▸ STATED GOAL:
Word for word, print each line of the listing below; pictures stay out.

▸ DATA PROVIDED:
= = = = =
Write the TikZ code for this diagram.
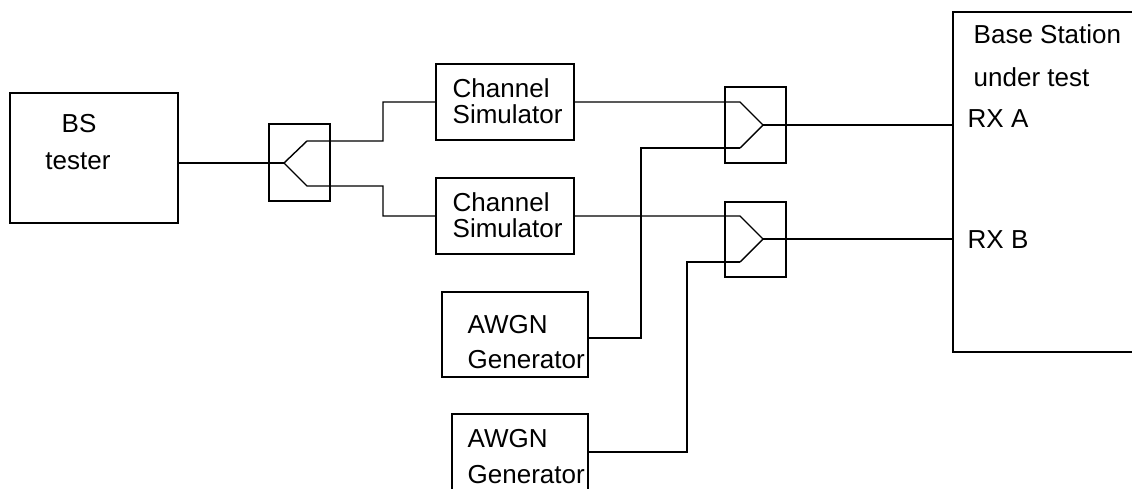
\documentclass[tikz,border=0pt]{standalone}
\usepackage{fontspec}
\setmainfont{Liberation Sans}
\begin{document}
\begin{tikzpicture}[x=1pt,y=-1pt,line width=1.4pt,
  box/.style={draw,rectangle,inner sep=0pt,minimum width=#1},
  txt/.style={anchor=base west,inner sep=0pt,font=\fontsize{26}{30}\selectfont},
  ctxt/.style={anchor=base,inner sep=0pt,font=\fontsize{26}{30}\selectfont}]
\useasboundingbox (0,0) rectangle (1132,488);
\clip (0,0) rectangle (1132,488);
% BS tester
\node[box=168pt,minimum height=130pt] (bs) at (94,158) {};
\node[ctxt] (bst1) at (79,132) {BS};
\node[ctxt] (bst2) at (78,169) {tester};
% splitter 1
\node[box=61pt,minimum height=77pt] (sp1) at (299.5,162.5) {};
\coordinate (v1) at (284,163);
\coordinate (u1) at (307,141);
\coordinate (l1) at (307,186);
% channel simulators
\node[box=138pt,minimum height=76pt] (cs1) at (505,102) {};
\node[box=138pt,minimum height=76pt] (cs2) at (505,216) {};
\node[txt] (cs1a) at (452,97) {Channel};
\node[txt] (cs1b) at (452,123) {Simulator};
\node[txt] (cs2a) at (452,211) {Channel};
\node[txt] (cs2b) at (452,237) {Simulator};
% combiners
\node[box=61pt,minimum height=76pt] (sp2) at (755.5,125) {};
\node[box=61pt,minimum height=75pt] (sp3) at (755.5,239.5) {};
\coordinate (v2) at (763,125);
\coordinate (a2) at (740,102);
\coordinate (b2) at (740,148);
\coordinate (v3) at (763,239);
\coordinate (a3) at (740,216);
\coordinate (b3) at (740,262);
% AWGN generators
\node[box=146pt,minimum height=85pt] (aw1) at (515,334.5) {};
\node[txt] (aw1a) at (467,333) {AWGN};
\node[txt] (aw1b) at (467,368) {Generator};
\node[box=136pt,minimum height=106pt] (aw2) at (520,467) {};
\node[txt] (aw2a) at (467,447) {AWGN};
\node[txt] (aw2b) at (467,483) {Generator};
\coordinate (k1) at (641,338);
\coordinate (k2) at (687,452);
% base station
\node[box=260pt,minimum height=340pt] (bsut) at (1083,182) {};
\node[txt] (b1) at (973,43) {Base Station};
\node[txt] (b2t) at (973,86) {under test};
\node[txt] (rxa) at (967,127) {RX A};
\node[txt] (rxb) at (967,248) {RX B};
% connectors
\draw (bs.east |- v1) -- (v1);
\draw (v1) -- (u1) -- ++(76,0) |- (cs1.west);
\draw (v1) -- (l1) -- ++(76,0) |- (cs2.west);
\draw (cs1.east) -- (a2) -- (v2) -- (b2);
\draw (cs2.east) -- (a3) -- (v3) -- (b3);
\draw (v2) -- (bsut.west |- v2);
\draw (v3) -- (bsut.west |- v3);
\draw (b2) -| (k1) -- (aw1.east |- k1);
\draw (b3) -| (k2) -- (aw2.east |- k2);
\end{tikzpicture}
\end{document}
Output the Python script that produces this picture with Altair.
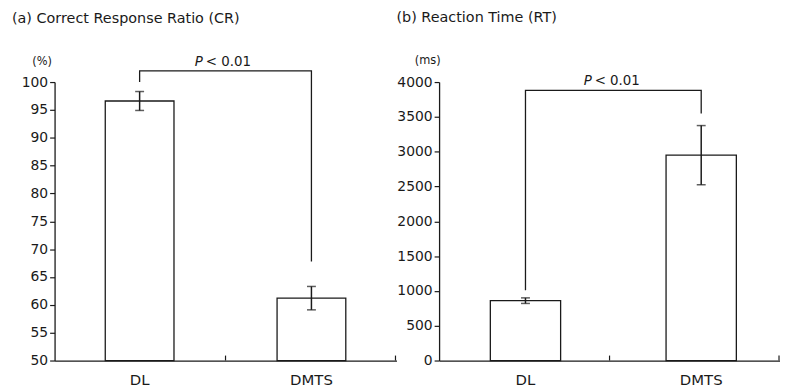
import altair as alt
import pandas as pd

# ---- data ----
categories = ["DL", "DMTS"]
cr_mean = [96.6, 61.2]
cr_err = [1.7, 2.1]
rt_mean = [860, 2950]
rt_err = [40, 425]

bracket_x = ["DL", "DL", "DMTS", "DMTS"]
cr_bracket = [100.0, 102.0, 102.0, 67.8]
rt_bracket = [1010, 3880, 3880, 3550]

cr_ticks = [50, 55, 60, 65, 70, 75, 80, 85, 90, 95, 100]
rt_ticks = [0, 500, 1000, 1500, 2000, 2500, 3000, 3500, 4000]

FONT = "DejaVu Sans"
INK = "#1a1a1a"
H = 281


def panel(title, unit, mean, err, bracket, ticks, width, pad_outer, align,
          p_shift, unit_x, unit_y):
    bars = pd.DataFrame({
        "cat": categories,
        "mean": mean,
        "lo": [m - e for m, e in zip(mean, err)],
        "hi": [m + e for m, e in zip(mean, err)],
    })
    br = pd.DataFrame({"cat": bracket_x, "y": bracket, "order": list(range(len(bracket)))})
    top = pd.DataFrame({"top": [max(bracket)]})
    domain = [ticks[0], ticks[-1]]

    xscale = alt.Scale(domain=categories, paddingInner=0.6, paddingOuter=pad_outer, align=align)
    yscale = alt.Scale(domain=domain, nice=False, zero=False)
    xaxis = alt.Axis(title=None, labelAngle=0, tickSize=0, labelPadding=12,
                     domainColor=INK, domainWidth=1.3, labelFont=FONT,
                     labelFontSize=15, labelColor=INK)
    yaxis = alt.Axis(values=ticks, format="d", grid=False, tickSize=5, tickWidth=1.2,
                     tickColor=INK, domainColor=INK, domainWidth=1.3, labelPadding=2,
                     labelFont=FONT, labelFontSize=14, labelColor=INK,
                     title=unit, titleAngle=0, titleX=unit_x, titleY=unit_y,
                     titleAlign="center", titleBaseline="middle", titleFont=FONT,
                     titleFontSize=11.5, titleFontWeight="normal", titleColor=INK)

    def X():
        return alt.X("cat:N", scale=xscale, sort=categories, axis=xaxis)

    def Y(field):
        return alt.Y(field, scale=yscale, axis=yaxis)

    base = alt.Chart(bars)
    bar = base.mark_bar(fill="white", stroke=INK, strokeWidth=1.3).encode(
        x=X(), y=Y("mean:Q"), y2=alt.datum(domain[0]))
    rule = base.mark_rule(color=INK, strokeWidth=1.5).encode(
        x=X(), y=Y("lo:Q"), y2="hi:Q")
    cap_lo = base.mark_tick(color=INK, orient="horizontal", size=9, thickness=1.5).encode(
        x=X(), y=Y("lo:Q"))
    cap_hi = base.mark_tick(color=INK, orient="horizontal", size=9, thickness=1.5).encode(
        x=X(), y=Y("hi:Q"))
    line = alt.Chart(br).mark_line(color=INK, strokeWidth=1.3).encode(
        x=X(), y=Y("y:Q"), order="order:Q")
    p_it = alt.Chart(top).mark_text(text="P", fontStyle="italic", align="right",
                                    baseline="alphabetic", dy=-5, font=FONT,
                                    fontSize=13.5, color=INK).encode(
        x=alt.value(width / 2 + p_shift), y=Y("top:Q"))
    p_rest = alt.Chart(top).mark_text(text="< 0.01", align="left",
                                      baseline="alphabetic", dy=-5, font=FONT,
                                      fontSize=13.5, color=INK).encode(
        x=alt.value(width / 2 + p_shift + 3), y=Y("top:Q"))
    xt = alt.Chart(top).mark_rule(color=INK, strokeWidth=1.2).encode(
        x=alt.value(width / 2), y=alt.value(H - 5), y2=alt.value(H))
    xt2 = alt.Chart(top).mark_rule(color=INK, strokeWidth=1.2).encode(
        x=alt.value(width - 1), y=alt.value(H - 5), y2=alt.value(H))

    return alt.layer(bar, rule, cap_lo, cap_hi, line, p_it, p_rest, xt, xt2).properties(
        width=width, height=H,
        title=alt.TitleParams(title, anchor="start", frame="group", dx=-43, fontSize=14.5,
                              font=FONT, fontWeight="normal", color=INK, offset=29),
    )


left = panel("(a) Correct Response Ratio (CR)", "(%)", cr_mean, cr_err, cr_bracket,
             cr_ticks, 345, 0.295, 0.5, -23, -13, -21)
right = panel("(b) Reaction Time (RT)", "(ms)", rt_mean, rt_err, rt_bracket,
              rt_ticks, 344, 0.27, 0.54, -18, -12, -22)

chart = alt.hconcat(left, right, spacing=43, bounds="flush").properties(
    padding={"left": 4, "top": 0, "right": 0, "bottom": 0}
).configure(background="white").configure_view(stroke=None)

chart.save("out.html", embed_options={"renderer": "svg", "actions": False})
= = = = =
▸ SOLUTION TO THIS PROBLEM:
Write the TikZ code for this diagram.
\documentclass[tikz,border=0pt]{standalone}
\usepackage{fontspec}
\setmainfont{Liberation Sans}
\begin{document}
\begin{tikzpicture}[x=1pt,y=-1pt,line width=1.4pt,
  box/.style={draw,rectangle,inner sep=0pt,minimum width=#1},
  txt/.style={anchor=base west,inner sep=0pt,font=\fontsize{26}{30}\selectfont},
  ctxt/.style={anchor=base,inner sep=0pt,font=\fontsize{26}{30}\selectfont}]
\useasboundingbox (0,0) rectangle (1132,488);
\clip (0,0) rectangle (1132,488);
% BS tester
\node[box=168pt,minimum height=130pt] (bs) at (94,158) {};
\node[ctxt] (bst1) at (79,132) {BS};
\node[ctxt] (bst2) at (78,169) {tester};
% splitter 1
\node[box=61pt,minimum height=77pt] (sp1) at (299.5,162.5) {};
\coordinate (v1) at (284,163);
\coordinate (u1) at (307,141);
\coordinate (l1) at (307,186);
% channel simulators
\node[box=138pt,minimum height=76pt] (cs1) at (505,102) {};
\node[box=138pt,minimum height=76pt] (cs2) at (505,216) {};
\node[txt] (cs1a) at (452,97) {Channel};
\node[txt] (cs1b) at (452,123) {Simulator};
\node[txt] (cs2a) at (452,211) {Channel};
\node[txt] (cs2b) at (452,237) {Simulator};
% combiners
\node[box=61pt,minimum height=76pt] (sp2) at (755.5,125) {};
\node[box=61pt,minimum height=75pt] (sp3) at (755.5,239.5) {};
\coordinate (v2) at (763,125);
\coordinate (a2) at (740,102);
\coordinate (b2) at (740,148);
\coordinate (v3) at (763,239);
\coordinate (a3) at (740,216);
\coordinate (b3) at (740,262);
% AWGN generators
\node[box=146pt,minimum height=85pt] (aw1) at (515,334.5) {};
\node[txt] (aw1a) at (467,333) {AWGN};
\node[txt] (aw1b) at (467,368) {Generator};
\node[box=136pt,minimum height=106pt] (aw2) at (520,467) {};
\node[txt] (aw2a) at (467,447) {AWGN};
\node[txt] (aw2b) at (467,483) {Generator};
\coordinate (k1) at (641,338);
\coordinate (k2) at (687,452);
% base station
\node[box=260pt,minimum height=340pt] (bsut) at (1083,182) {};
\node[txt] (b1) at (973,43) {Base Station};
\node[txt] (b2t) at (973,86) {under test};
\node[txt] (rxa) at (967,127) {RX A};
\node[txt] (rxb) at (967,248) {RX B};
% connectors
\draw (bs.east |- v1) -- (v1);
\draw (v1) -- (u1) -- ++(76,0) |- (cs1.west);
\draw (v1) -- (l1) -- ++(76,0) |- (cs2.west);
\draw (cs1.east) -- (a2) -- (v2) -- (b2);
\draw (cs2.east) -- (a3) -- (v3) -- (b3);
\draw (v2) -- (bsut.west |- v2);
\draw (v3) -- (bsut.west |- v3);
\draw (b2) -| (k1) -- (aw1.east |- k1);
\draw (b3) -| (k2) -- (aw2.east |- k2);
\end{tikzpicture}
\end{document}
Output the Python script that produces this picture with Altair.
import altair as alt
import pandas as pd

# ---- data ----
categories = ["DL", "DMTS"]
cr_mean = [96.6, 61.2]
cr_err = [1.7, 2.1]
rt_mean = [860, 2950]
rt_err = [40, 425]

bracket_x = ["DL", "DL", "DMTS", "DMTS"]
cr_bracket = [100.0, 102.0, 102.0, 67.8]
rt_bracket = [1010, 3880, 3880, 3550]

cr_ticks = [50, 55, 60, 65, 70, 75, 80, 85, 90, 95, 100]
rt_ticks = [0, 500, 1000, 1500, 2000, 2500, 3000, 3500, 4000]

FONT = "DejaVu Sans"
INK = "#1a1a1a"
H = 281


def panel(title, unit, mean, err, bracket, ticks, width, pad_outer, align,
          p_shift, unit_x, unit_y):
    bars = pd.DataFrame({
        "cat": categories,
        "mean": mean,
        "lo": [m - e for m, e in zip(mean, err)],
        "hi": [m + e for m, e in zip(mean, err)],
    })
    br = pd.DataFrame({"cat": bracket_x, "y": bracket, "order": list(range(len(bracket)))})
    top = pd.DataFrame({"top": [max(bracket)]})
    domain = [ticks[0], ticks[-1]]

    xscale = alt.Scale(domain=categories, paddingInner=0.6, paddingOuter=pad_outer, align=align)
    yscale = alt.Scale(domain=domain, nice=False, zero=False)
    xaxis = alt.Axis(title=None, labelAngle=0, tickSize=0, labelPadding=12,
                     domainColor=INK, domainWidth=1.3, labelFont=FONT,
                     labelFontSize=15, labelColor=INK)
    yaxis = alt.Axis(values=ticks, format="d", grid=False, tickSize=5, tickWidth=1.2,
                     tickColor=INK, domainColor=INK, domainWidth=1.3, labelPadding=2,
                     labelFont=FONT, labelFontSize=14, labelColor=INK,
                     title=unit, titleAngle=0, titleX=unit_x, titleY=unit_y,
                     titleAlign="center", titleBaseline="middle", titleFont=FONT,
                     titleFontSize=11.5, titleFontWeight="normal", titleColor=INK)

    def X():
        return alt.X("cat:N", scale=xscale, sort=categories, axis=xaxis)

    def Y(field):
        return alt.Y(field, scale=yscale, axis=yaxis)

    base = alt.Chart(bars)
    bar = base.mark_bar(fill="white", stroke=INK, strokeWidth=1.3).encode(
        x=X(), y=Y("mean:Q"), y2=alt.datum(domain[0]))
    rule = base.mark_rule(color=INK, strokeWidth=1.5).encode(
        x=X(), y=Y("lo:Q"), y2="hi:Q")
    cap_lo = base.mark_tick(color=INK, orient="horizontal", size=9, thickness=1.5).encode(
        x=X(), y=Y("lo:Q"))
    cap_hi = base.mark_tick(color=INK, orient="horizontal", size=9, thickness=1.5).encode(
        x=X(), y=Y("hi:Q"))
    line = alt.Chart(br).mark_line(color=INK, strokeWidth=1.3).encode(
        x=X(), y=Y("y:Q"), order="order:Q")
    p_it = alt.Chart(top).mark_text(text="P", fontStyle="italic", align="right",
                                    baseline="alphabetic", dy=-5, font=FONT,
                                    fontSize=13.5, color=INK).encode(
        x=alt.value(width / 2 + p_shift), y=Y("top:Q"))
    p_rest = alt.Chart(top).mark_text(text="< 0.01", align="left",
                                      baseline="alphabetic", dy=-5, font=FONT,
                                      fontSize=13.5, color=INK).encode(
        x=alt.value(width / 2 + p_shift + 3), y=Y("top:Q"))
    xt = alt.Chart(top).mark_rule(color=INK, strokeWidth=1.2).encode(
        x=alt.value(width / 2), y=alt.value(H - 5), y2=alt.value(H))
    xt2 = alt.Chart(top).mark_rule(color=INK, strokeWidth=1.2).encode(
        x=alt.value(width - 1), y=alt.value(H - 5), y2=alt.value(H))

    return alt.layer(bar, rule, cap_lo, cap_hi, line, p_it, p_rest, xt, xt2).properties(
        width=width, height=H,
        title=alt.TitleParams(title, anchor="start", frame="group", dx=-43, fontSize=14.5,
                              font=FONT, fontWeight="normal", color=INK, offset=29),
    )


left = panel("(a) Correct Response Ratio (CR)", "(%)", cr_mean, cr_err, cr_bracket,
             cr_ticks, 345, 0.295, 0.5, -23, -13, -21)
right = panel("(b) Reaction Time (RT)", "(ms)", rt_mean, rt_err, rt_bracket,
              rt_ticks, 344, 0.27, 0.54, -18, -12, -22)

chart = alt.hconcat(left, right, spacing=43, bounds="flush").properties(
    padding={"left": 4, "top": 0, "right": 0, "bottom": 0}
).configure(background="white").configure_view(stroke=None)

chart.save("out.html", embed_options={"renderer": "svg", "actions": False})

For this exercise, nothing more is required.